I know mine was. We had the meanest mother in the whole world! While other kids ate candy for breakfast, we had to have cereal, eggs, and toast. When others had a Pepsi and a Twinkie for lunch, we had to eat sandwiches. And you can guess our mother fixed us a dinner that was different from what other kids had, too.
Mother insisted on knowing where we were at all times. You'd think we were convicts in a prison. She had to know who our friends were, and what we were doing with them. She insisted that if we said, we would be gone for an hour, we would be gone for an hour or less.
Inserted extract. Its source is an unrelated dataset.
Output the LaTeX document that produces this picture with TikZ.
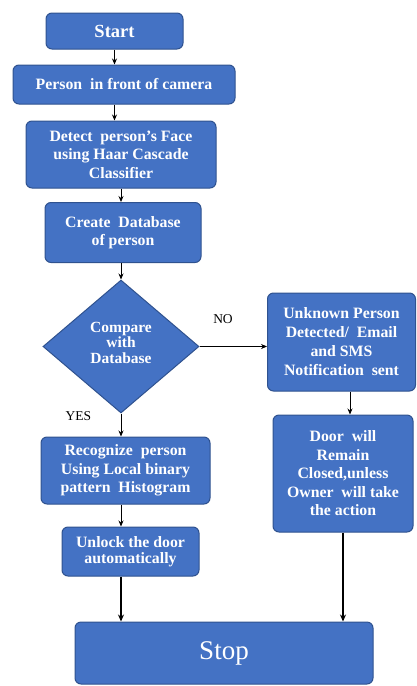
\documentclass[tikz,border=0pt]{standalone}
\usepackage{fontspec}
\setmainfont{Liberation Serif}
\usetikzlibrary{shapes.geometric,arrows.meta}
\definecolor{boxfill}{HTML}{4472C4}
\definecolor{boxline}{HTML}{2F528F}
\begin{document}
\begin{tikzpicture}[x=1pt,y=-1pt,
  box/.style={rectangle,rounded corners=6pt,fill=boxfill,draw=boxline,line width=1pt,
    text=white,font=\fontsize{15.8}{18.5}\selectfont\bfseries,align=center,inner sep=0pt},
  dia/.style={diamond,fill=boxfill,draw=boxline,line width=1pt,text=white,
    font=\fontsize{15.5}{15.5}\selectfont\bfseries,align=center,inner sep=0pt},
  arr/.style={-{Stealth[length=6pt,width=5pt]},line width=0.8pt,black},
  thickarr/.style={-{Stealth[length=7pt,width=6pt]},line width=1.6pt,black},
  lbl/.style={font=\fontsize{13.5}{15}\selectfont,text=black}]
\useasboundingbox (0,0) rectangle (417,686);
\node[box,minimum width=137pt,minimum height=36pt,font=\fontsize{18.5}{20}\selectfont\bfseries] (start) at (114.5,31) {Start};
\node[box,minimum width=222pt,minimum height=39pt] (person) at (124,84.5) {Person\ \ in front of camera};
\node[box,minimum width=190pt,minimum height=67pt] (detect) at (121,154.5) {Detect\ \ person's Face\\using Haar Cascade\\Classifier};
\node[box,minimum width=156pt,minimum height=60pt] (create) at (123,232.5) {Create\ \ Database\\of person};
\node[dia,minimum width=156pt,minimum height=133pt] (cmp) at (121,346.5) {Compare\\with\\Database\\[-7.5pt]};
\node[box,minimum width=148pt,minimum height=98pt,font=\fontsize{15.8}{19}\selectfont\bfseries] (unk) at (341.5,342) {Unknown Person\\Detected/\ \ Email\\and SMS\\Notification\ \ sent};
\node[box,minimum width=140pt,minimum height=117pt] (door) at (343,473.5) {Door\ \ will\\Remain\\Closed,unless\\Owner\ \ will take\\the action};
\node[box,minimum width=169pt,minimum height=67pt] (rec) at (125.5,470.5) {Recognize\ \ person\\Using Local binary\\pattern\ \ Histogram};
\node[box,minimum width=137pt,minimum height=49pt,font=\fontsize{15.8}{15.5}\selectfont\bfseries] (unlock) at (130.5,551.5) {Unlock the door\\automatically};
\node[box,minimum width=298pt,minimum height=62pt,font=\fontsize{27}{30}\selectfont] (stop) at (224,653) {Stop};
\node[lbl] (no) at (223,319) {NO};
\node[lbl] (yes) at (78.5,416) {YES};
\draw[arr] (start.south -| start.south) -- (person.north -| start.south);
\draw[arr] (person.south -| start.south) -- (detect.north -| start.south);
\draw[arr] (detect.south -| cmp.north) -- (create.north -| cmp.north);
\draw[arr] (create.south -| cmp.north) -- (cmp.north);
\draw[arr] (cmp.east) -- (unk.west |- cmp.east);
\draw[arr] (cmp.south) -- (rec.north -| cmp.south);
\draw[arr] (rec.south -| cmp.south) -- (unlock.north -| cmp.south);
\draw[arr] (unk.south -| door.north) ++(7pt,0) coordinate (ua) -- (door.north -| ua);
\draw[thickarr] (unlock.south -| cmp.south) -- (stop.north -| cmp.south);
\draw[thickarr] (door.south) -- (stop.north -| door.south);
\end{tikzpicture}
\end{document}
We were ashamed to admit it, but she had the nerve to break the Child Labour Laws by making us work. We had to wash the dishes, make the beds, learn to cook, vacuum the floor, do laundry, empty the trash and all sorts of cruel jobs. I think she would lie awake at night thinking of more things for us to do.
She always insisted on us telling the truth, the whole truth, and nothing but the truth. By the time we were teenagers, she could read our minds and had eyes in the back of her head. Then, life was really tough!
Mother wouldn't let our friends just honk the horn when they drove up. They had to come up to the door so she could meet them.
Because of our mother, we missed out on lots of things other kids experienced. None of us have ever been caught shoplifting, vandalizing other's property or ever arrested for any crime. It was all her fault.
Now that we have left home, we are all educated, honest adults. We are doing our best to be mean parents just like Mum was.
I think that is what's wrong with the world today. It just doesn't have enough mean mums!